Date: 
Friday 8 May 2015
Image: 

The Close the Gap Campaign has released it's position paper on the Federal Budget 2015-16, calling on Government to restore cuts of up to $534.4 million over five years from the rationalisation of Indigenous Affairs programs, grants and activities administered by the Prime Minister and Cabinet and Health portfolios.

Co-Chairs Mick Gooda and Kirstie Parker said Indigenous health programs must be quarantined from Budget cuts.

“The nation expects greater action from governments to close the unacceptable health and life expectancy gap between Aboriginal and Torres Strait Islander peoples and non-Indigenous Australians,” Mr Gooda said.

“As we look towards the 2015–16 Budget, we are seeking reassurance from the Australian Government that its commitment to Closing the Gap will be honoured and appropriately funded.”

Ms Parker, who is also Co-Chair of the National Congress of Australia’s First Peoples, said there was a strong economic case for targeted investment in Aboriginal and Torres Strait Islander health.

“We have a real opportunity to make relatively large health and life expectancy gains in relatively short periods of time, but only if there is targeted, long-term investment in primary and chronic health care,” Ms Parker said.

“Evidence shows that health is critical to achieving better education and employment outcomes.
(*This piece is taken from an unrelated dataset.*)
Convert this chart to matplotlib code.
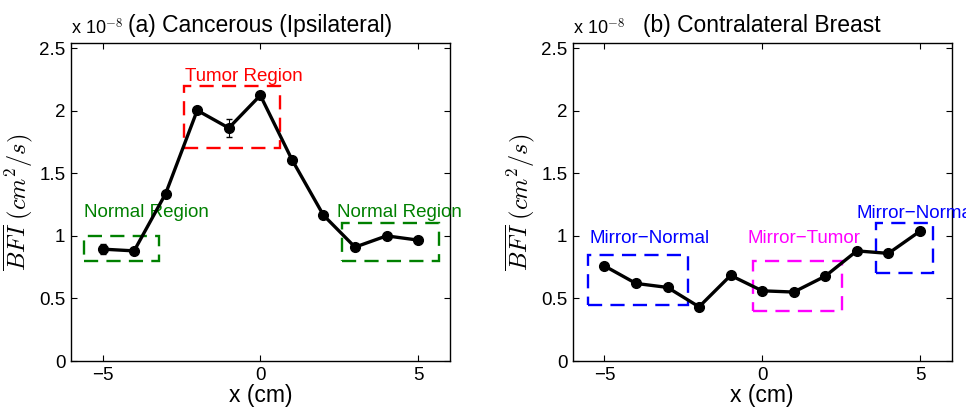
import matplotlib
matplotlib.use("Agg")
import matplotlib.pyplot as plt
from matplotlib.patches import Rectangle

plt.rcParams['font.family'] = ['Liberation Sans', 'DejaVu Sans']
plt.rcParams['mathtext.fontset'] = 'cm'

x_cm = [-5, -4, -3, -2, -1, 0, 1, 2, 3, 4, 5]

# BFI values in units of 1e-8 cm^2/s
bfi_ipsi = [0.894, 0.880, 1.338, 2.003, 1.862, 2.123, 1.610, 1.165, 0.910, 1.000, 0.966]
err_ipsi = [0.04, 0.01, 0.01, 0.01, 0.07, 0.015, 0.01, 0.01, 0.01, 0.01, 0.01]

bfi_contra = [0.760, 0.620, 0.588, 0.433, 0.684, 0.561, 0.551, 0.678, 0.880, 0.860, 1.037]
err_contra = [0.01, 0.01, 0.01, 0.01, 0.03, 0.01, 0.01, 0.01, 0.01, 0.01, 0.01]

# region boxes: (x0, x1, y0, y1, colour)
boxes_ipsi = [(-5.6, -3.2, 0.8, 1.0, 'green'),
              (-2.42, 0.62, 1.7, 2.2, 'red'),
              (2.6, 5.65, 0.8, 1.1, 'green')]
labels_ipsi = [(-5.6, 1.15, 'Normal Region', 'green'),
               (-2.4, 2.24, 'Tumor Region', 'red'),
               (2.44, 1.15, 'Normal Region', 'green')]

boxes_contra = [(-5.52, -2.36, 0.45, 0.85, 'blue'),
                (-0.29, 2.53, 0.40, 0.80, 'magenta'),
                (3.6, 5.42, 0.70, 1.10, 'blue')]
labels_contra = [(-5.48, 0.94, 'Mirror\u2212Normal', 'blue'),
                 (-0.47, 0.94, 'Mirror\u2212Tumor', 'magenta'),
                 (3.0, 1.14, 'Mirror\u2212Normal', 'blue')]

fig = plt.figure(figsize=(9.66, 4.07), dpi=100)
ax1 = fig.add_axes([0.0735, 0.113, 0.392, 0.781])
ax2 = fig.add_axes([0.593, 0.113, 0.392, 0.781])

panels = [(ax1, bfi_ipsi, err_ipsi, boxes_ipsi, labels_ipsi, '(a) Cancerous (Ipsilateral)'),
          (ax2, bfi_contra, err_contra, boxes_contra, labels_contra, '(b) Contralateral Breast')]

for ax, y, err, boxes, labels, title in panels:
    ax.errorbar(x_cm, y, yerr=err, color='black', lw=2.4, marker='o', ms=7,
                mfc='black', mec='black', ecolor='black', elinewidth=0.8, capsize=2.5, zorder=3)
    for x0, x1, y0, y1, c in boxes:
        ax.add_patch(Rectangle((x0, y0), x1 - x0, y1 - y0, fill=False, edgecolor=c,
                               lw=1.7, linestyle=(0, (6, 3.5)), zorder=2))
    for tx, ty, s, c in labels:
        ax.text(tx, ty, s, color=c, fontsize=13.5, ha='left', va='baseline', clip_on=False)
    ax.set_xlim(-6, 6)
    ax.set_ylim(0, 2.54)
    ax.set_xticks([-5, 0, 5])
    ax.set_xticklabels(['\u22125', '0', '5'])
    ax.set_yticks([0, 0.5, 1, 1.5, 2, 2.5])
    ax.set_yticklabels(['0', '0.5', '1', '1.5', '2', '2.5'])
    ax.tick_params(direction='in', top=True, right=True, length=4, width=0.8,
                   labelsize=13.5, pad=4)
    for sp in ax.spines.values():
        sp.set_linewidth(1.0)
    ax.set_xlabel('x (cm)', fontsize=16.5, labelpad=0)
    ax.set_ylabel(r'$\overline{BFI}\ (cm^2/s)$', fontsize=17.5, labelpad=3)
    ax.set_title(title, fontsize=16.5, pad=8)
    ax.text(0, 1.015, r'x 10$^{-8}$', transform=ax.transAxes, fontsize=13,
            ha='left', va='bottom')

fig.savefig('out.png', dpi=100)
An investment commitment to Aboriginal and Torres Strait Islander health is an investment in the social and economic wellbeing of our communities.”
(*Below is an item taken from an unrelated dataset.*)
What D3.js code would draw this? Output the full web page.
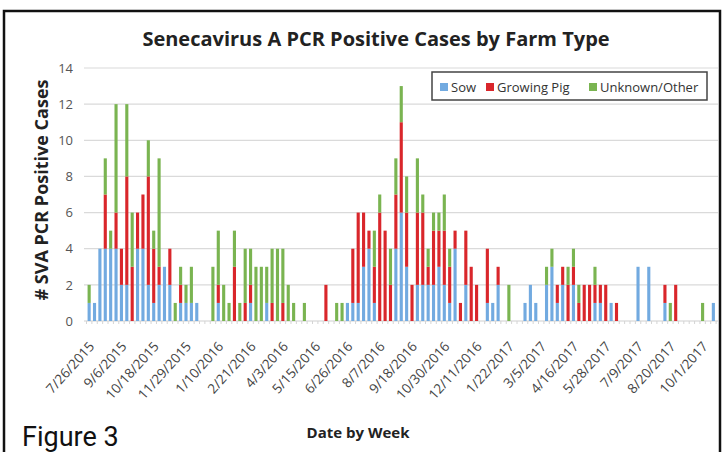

Ms Parker and Mr Gooda noted that the implementation of the National Aboriginal and Torres Strait Islander Health Plan was capable of driving progress towards the best possible outcomes from investment in health and related services, and warned against reforms to the Medicare system that could have a disproportionate impact on Aboriginal and Torres Strait Islander health.

They also called on Government to build the capacity of the Aboriginal Community Controlled Health Services (ACCHS).

“Health services controlled by Aboriginal communities provider greater access to services, proven advantages in the detection and management of chronic disease, and employment opportunities,” Ms Parker said.

Mr Gooda, who is also Aboriginal and Torres Strait Islander Social Justice Commissioner at the Australian Human Rights Commission, said it was essential that ACCHS representative bodies at the national and state level and national Aboriginal and Torres Strait Islander health workforce, research and healing and wellbeing organisations were funded. These organisations are important change drivers for achieving health outcomes.

“There has also been great uncertainty and distress in Aboriginal and Torres Strait Islander communities over the Indigenous Advancement Strategy tendering process,” Mr Gooda said.

“It is vitally important that Aboriginal and Torres Strait Islander organisations working at the frontline of our communities receive appropriate funding.”